# Worried about mother...



## highwood (Jan 12, 2012)

So my mom in her 70s and has been healthy even though she is a life long smoker. She has lost weight the last three years or so and is pretty thin. She is going for tests next week at the doctor as she mentioned this to her dr. and she wants to check it out. Of course, as I am a worrier and expect the worst, I am thinking terrible thoughts. My anxiety is high right now. I tend to be a negative thinker so always assuming the worst. I realize that not every smoker gets cancer but still....

How can I calm myself down and just relax until I know for sure what is going on?


----------



## arbitrator (Feb 13, 2012)

*Just relax and wait for the test results!

Your mom really doesn't need to see you worrying!*


----------



## EllaSuaveterre (Oct 2, 2016)

highwood said:


> So my mom in her 70s and has been healthy even though she is a life long smoker. She has lost weight the last three years or so and is pretty thin. She is going for tests next week at the doctor as she mentioned this to her dr. and she wants to check it out. Of course, as I am a worrier and expect the worst, I am thinking terrible thoughts. My anxiety is high right now. I tend to be a negative thinker
> 
> 
> 
> ...


I too am worried about test results that haven't happened yet. If I find out how to calm down I'll tell you. So far the closest thing to calm I can get is when I distract myself using calming physical sensations, like petting a cat or looking at flowers.


----------



## highwood (Jan 12, 2012)

So she had a CT scan last Thursday, Ifeel sick inside worrying.


----------



## EllaSuaveterre (Oct 2, 2016)

highwood said:


> So she had a CT scan last Thursday, Ifeel sick inside worrying.

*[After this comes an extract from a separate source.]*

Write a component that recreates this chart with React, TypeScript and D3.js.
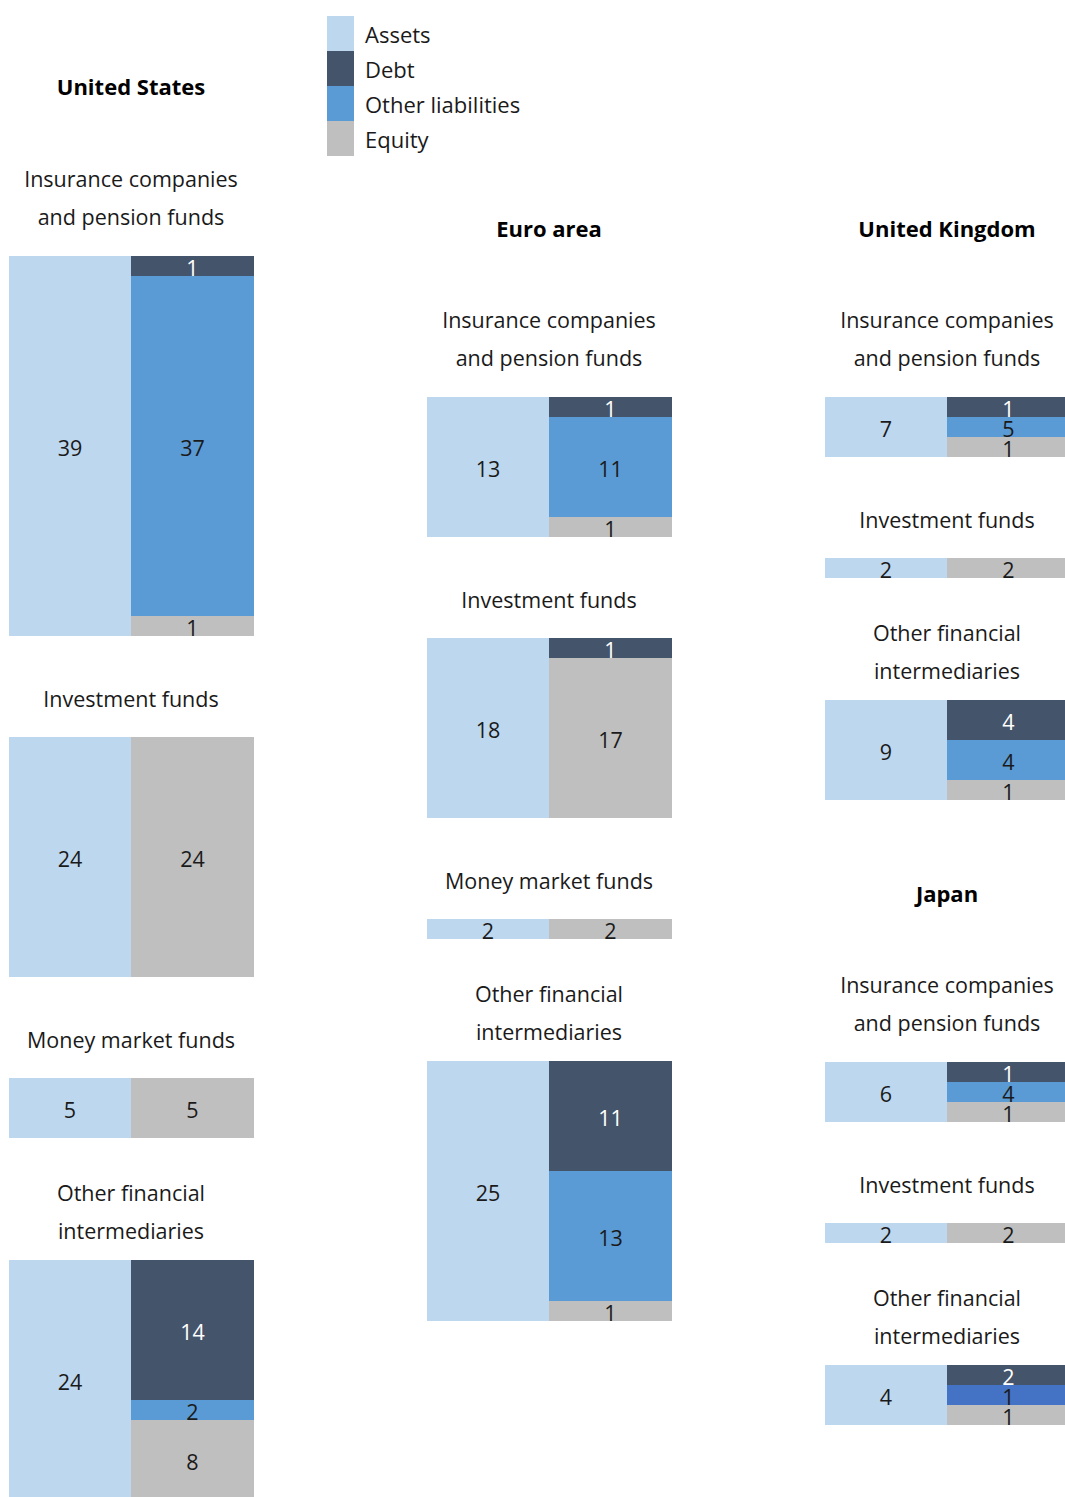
import React from "react";
import * as d3 from "d3";

// ---------- data ----------
const REGIONS = ["United States", "Euro area", "United Kingdom", "Japan"];

const US_SECTORS = ["Insurance companies|and pension funds", "Investment funds", "Money market funds", "Other financial|intermediaries"];
const US_ASSETS = [38.7, 24, 5, 24];
const US_DEBT = [1, null, null, 14];
const US_OTHER = [37, null, null, 2];
const US_EQUITY = [1, 24, 5, 8];

const EA_SECTORS = ["Insurance companies|and pension funds", "Investment funds", "Money market funds", "Other financial|intermediaries"];
const EA_ASSETS = [13, 18, 2, 25];
const EA_DEBT = [1, 1, null, 11];
const EA_OTHER = [11, null, null, 13];
const EA_EQUITY = [1, 17, 2, 1];

const UK_SECTORS = ["Insurance companies|and pension funds", "Investment funds", "Other financial|intermediaries"];
const UK_ASSETS = [6.8, 2, 9];
const UK_DEBT = [1, null, 4];
const UK_OTHER = [5, null, 4];
const UK_EQUITY = [1, 2, 1];

const JP_SECTORS = ["Insurance companies|and pension funds", "Investment funds", "Other financial|intermediaries"];
const JP_ASSETS = [6, 2, 4];
const JP_DEBT = [1, null, 2];
const JP_OTHER = [4, null, 1];
const JP_EQUITY = [1, 2, 1];

const LEGEND = ["Assets", "Debt", "Other liabilities", "Equity"];

// ---------- styles ----------
const COLORS: Record<string, string> = {
  Assets: "#BDD7EE",
  Debt: "#44546A",
  "Other liabilities": "#5B9BD5",
  Equity: "#BFBFBF",
};
const JP_OFI_OTHER_COLOR = "#4472C4";
const FONT = "'Open Sans', 'Noto Sans', sans-serif";
const W = 1065;
const H = 1497;
const ROW = 20;
const ASSET_W = 122;
const LIAB_W = 123;
const TXT = "#1a1a1a";
const fmt = d3.format(".0f");

const unit = d3.scaleLinear().domain([0, 1]).range([0, 10]);

type Seg = { key: string; value: number; y: number; h: number; color: string };
type Panel = { labelLines: { text: string; y: number }[]; top: number; total: number; assets: number; segs: Seg[] };

function buildRegion(sectors: string[], assets: number[], debt: (number | null)[], other: (number | null)[], equity: (number | null)[], startY: number, titleGap: number, overrideOther?: (i: number) => string | undefined) {
  const panels: Panel[] = [];
  let y = startY;
  sectors.forEach((s, i) => {
    const lines = s.split("|");
    const labelLines: { text: string; y: number }[] = [];
    let top: number;
    if (i === 0) {
      lines.forEach((t, k) => labelLines.push({ text: t, y: y + titleGap + k * 38 }));
      top = y + titleGap + (lines.length - 1) * 38 + 40;
    } else if (lines.length === 1) {
      labelLines.push({ text: lines[0], y: y + 62 });
      top = y + 101;
    } else {
      lines.forEach((t, k) => labelLines.push({ text: t, y: y + 54 + k * 38 }));
      top = y + 122;
    }
    const raw = [
      { key: "Debt", value: debt[i] },
      { key: "Other liabilities", value: other[i] },
      { key: "Equity", value: equity[i] },
    ].filter((d) => d.value != null) as { key: string; value: number }[];
    let total = Math.max(ROW, Math.round(unit(assets[i]) / ROW) * ROW);
    total = Math.max(total, raw.length * ROW);
    const fixed = new Set<number>();
    let changed = true;
    const heights: number[] = raw.map(() => 0);
    while (changed) {
      changed = false;
      const rem = total - fixed.size * ROW;
      const sum = d3.sum(raw.filter((_, k) => !fixed.has(k)), (d) => d.value);
      raw.forEach((d, k) => {
        if (fixed.has(k)) { heights[k] = ROW; return; }
        const h = (rem * d.value) / sum;
        if (h < ROW) { fixed.add(k); changed = true; }
        heights[k] = h;
      });
    }
    let cy = top;
    const segs: Seg[] = raw.map((d, k) => {
      const color = (d.key === "Other liabilities" && overrideOther && overrideOther(i)) || COLORS[d.key];
      const seg = { key: d.key, value: d.value, y: cy, h: heights[k], color };
      cy += heights[k];
      return seg;
    });
    panels.push({ labelLines, top, total, assets: assets[i], segs });
    y = top + total;
  });
  return { panels, end: y };
}

function Region({ title, titleY, x0, panels }: { title: string; titleY: number; x0: number; panels: Panel[] }) {
  const cx = x0 + ASSET_W;
  return (
    <g>
      <text x={cx} y={titleY} textAnchor="middle" dominantBaseline="central" fontWeight="bold" fontSize={22} fill="#000">
        {title}
      </text>
      {panels.map((p, i) => (
        <g key={i}>
          {p.labelLines.map((l, k) => (
            <text key={k} x={cx} y={l.y} textAnchor="middle" dominantBaseline="central" fontSize={21.5} fill={TXT}>
              {l.text}
            </text>
          ))}
          <rect x={x0} y={p.top} width={ASSET_W} height={p.total} fill={COLORS.Assets} />
          <text x={x0 + ASSET_W / 2} y={p.top + p.total / 2 + 1} textAnchor="middle" dominantBaseline="central" fontSize={21.5} fill={TXT}>
            {fmt(p.assets)}
          </text>
          {p.segs.map((s, k) => (
            <g key={k}>
              <rect x={x0 + ASSET_W} y={s.y} width={LIAB_W} height={s.h} fill={s.color} />
              <text x={x0 + ASSET_W + LIAB_W / 2} y={s.y + s.h / 2 + 1} textAnchor="middle" dominantBaseline="central" fontSize={21.5} fill={s.key === "Debt" ? "#fff" : TXT}>
                {fmt(s.value)}
              </text>
            </g>
          ))}
        </g>
      ))}
    </g>
  );
}

export default function App() {
  const us = buildRegion(US_SECTORS, US_ASSETS, US_DEBT, US_OTHER, US_EQUITY, 86, 92);
  const ea = buildRegion(EA_SECTORS, EA_ASSETS, EA_DEBT, EA_OTHER, EA_EQUITY, 228, 91);
  const uk = buildRegion(UK_SECTORS, UK_ASSETS, UK_DEBT, UK_OTHER, UK_EQUITY, 228, 91);
  const jpTitleY = uk.end + 93;
  const jp = buildRegion(JP_SECTORS, JP_ASSETS, JP_DEBT, JP_OTHER, JP_EQUITY, jpTitleY, 91, (i) => (i === 2 ? JP_OFI_OTHER_COLOR : undefined));

  const legendY = d3.scaleBand<string>().domain(LEGEND).range([16, 156]);

  return (
    <svg width={W} height={H} style={{ position: "absolute", left: 0, top: 0, background: "#fff" }} fontFamily={FONT}>
      <rect width={W} height={H} fill="#fff" />
      {LEGEND.map((k) => (
        <g key={k}>
          <rect x={327} y={legendY(k)} width={27} height={legendY.bandwidth()} fill={COLORS[k]} />
          <text x={365} y={(legendY(k) as number) + legendY.bandwidth() / 2} dominantBaseline="central" fontSize={22} fill={TXT}>
            {k}
          </text>
        </g>
      ))}
      <Region title={REGIONS[0]} titleY={86} x0={9} panels={us.panels} />
      <Region title={REGIONS[1]} titleY={228} x0={427} panels={ea.panels} />
      <Region title={REGIONS[2]} titleY={228} x0={825} panels={uk.panels} />
      <Region title={REGIONS[3]} titleY={jpTitleY} x0={825} panels={jp.panels} />
    </svg>
  );
}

I'm so sorry. That's really horrible, isn't it? You wait and wait for the day of the appointment, telling yourself that once she sees a medical professional it'll all be okay. And then you have to wait and wait and worry even more. It's a bally nightmare. 

I empathize. Go get some granola bars and trail mix. Bananas, too, maybe. Maybe apples. Carrot sticks in serving-size packs. Ensure drinks. Anything vaguely healthy that requires absolutely zero preparation outside of grab and go. Then buy the strongest non-prescription sleeping pills you can, followed by tasty, delicious caffiene drinks that you are only allowed to have between the hours of 5 a.m. and 2 p.m. multivitamins, maybe. 

That's my plan for this evening and it's really the only plan I've got.


----------



## Diana7 (Apr 19, 2016)

Whenever you start thinking and worrying, do something. Watch a programme, read a book, pray if you have a faith, get some exercise.


----------